Nous héritons du signe de Notre Dame de ceux qui nous ont précédé dans la foi depuis plus de huit siècles, et même plus si l’on considère les églises qui ont précédé cette cathédrale sur cet emplacement. Le signe de Notre-Dame est pour nous une grâce et une mission. C’est une grâce, car il soutient notre intelligence, notre vision chrétienne, notre adhésion à l’Église. C’est une mission, car il nous incombe de donner à Notre-Dame sa pleine vitalité pour que ceux qui voient ce signe dressé reconnaisse la présence de Celui qui ne fait qu’un avec le Père, et dont la communion avec le Père fonde la communion ecclésiale.

Nous vivons cette responsabilité avec joie, nous qui nous rassemblons si souvent ici : les chanoines qui y sont attachés par la mission de la prière, les chapelains, les servants d’autel, les musiciens, les chantres, le personnel et les volontaires bénévoles. Tous permettent que ce lieu soit un lieu vivant, accueillant et significatif de l’amour de Dieu pour les hommes.

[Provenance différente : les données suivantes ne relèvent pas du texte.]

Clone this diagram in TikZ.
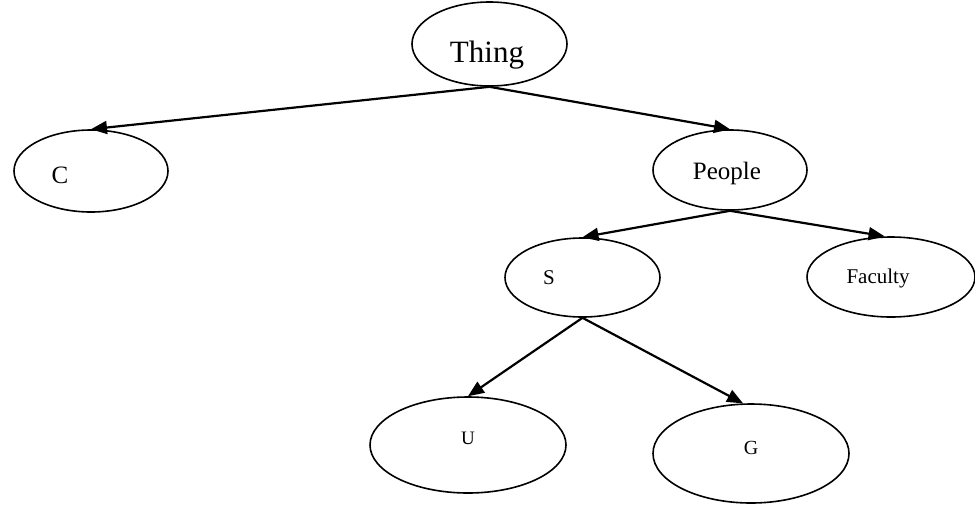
\documentclass[tikz,border=0pt]{standalone}
\usepackage{fontspec}
\setmainfont{Liberation Serif}
\usetikzlibrary{shapes.geometric}
\usetikzlibrary{arrows.meta}

\begin{document}
\begin{tikzpicture}[x=1pt, y=-1pt,
  oval/.style 2 args={ellipse, draw, line width=1.6pt, inner sep=0pt, minimum width=#1, minimum height=#2},
  word/.style={anchor=base, inner sep=0pt},
  link/.style={line width=2.2pt, -{Triangle[length=16pt,width=13pt]}}]
%\draw [help lines] (0,0) grid[step=50] (975,504);
\useasboundingbox (0,0) rectangle (975,504);

\node[oval={155}{84}, label={[word, xshift=-2.5pt, yshift=-11pt, font=\fontsize{31}{36}\selectfont]center:Thing}]   (t) at (489.5,44) {};
\node[oval={154}{82}, label={[word, xshift=-31pt, yshift=-4pt, font=\fontsize{25}{30}\selectfont]center:C}]        (c) at (91,171) {};
\node[oval={154}{80}, label={[word, xshift=-3pt, yshift=-3pt, font=\fontsize{25}{30}\selectfont]center:People}]    (p) at (730,170) {};
\node[oval={155}{79}, label={[word, xshift=-33.5pt, yshift=-0.5pt, font=\fontsize{21}{25}\selectfont]center:S}]     (s) at (582.5,277.5) {};
\node[oval={168}{80}, label={[word, xshift=-13pt, yshift=-1pt, font=\fontsize{21}{25}\selectfont]center:Faculty}]  (f) at (891,277) {};
\node[oval={196}{96}, label={[word, yshift=7pt, font=\fontsize{19}{23}\selectfont]center:U}]                       (u) at (468,445) {};
\node[oval={196}{99}, label={[word, yshift=5.5pt, font=\fontsize{20}{24}\selectfont]center:G}]                     (g) at (751,453.5) {};

% Edges
\draw[link] (t.south) -- (c.north);
\draw[link] (t.south) -- (p.north);
\draw[link] (p.south) -- (s.north);
\draw[link] (p.south) -- (f.99);
\draw[link] (s.south) -- (u.north);
\draw[link] (s.south) -- (g.99);

\end{tikzpicture}
\end{document}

Pour terminer, je voudrais proposer à votre méditation quelques phrases que le cardinal Pacelli, futur Pie XII, a prononcées ici même le 13 juillet 1937, et qui nous ouvre largement la perspective de cette grâce et de cette mission : « Au milieu de la rumeur incessante de cette immense métropole, parmi l’agitation des affaires et des plaisirs, dans l’âpre tourbillon de la lutte pour la vie, témoin apitoyé des désespoirs stériles et des joies décevantes, Notre-Dame de Paris, toujours sereine en sa calme et pacifiante gravité, semble répéter sans relâche à tous ceux qui passent : orate frateres, “priez mes frères”, elle semble, dirais-je volontiers, être elle-même un orate fratres de pierres, une invitation perpétuelle à la prière ». Que le Seigneur nous donne de répondre généreusement à cette invitation en unissant chaque jour notre prière à celles qui s’expriment sous ces voutes. Amen.

+ André cardinal Vingt-Trois, archevêque de Paris.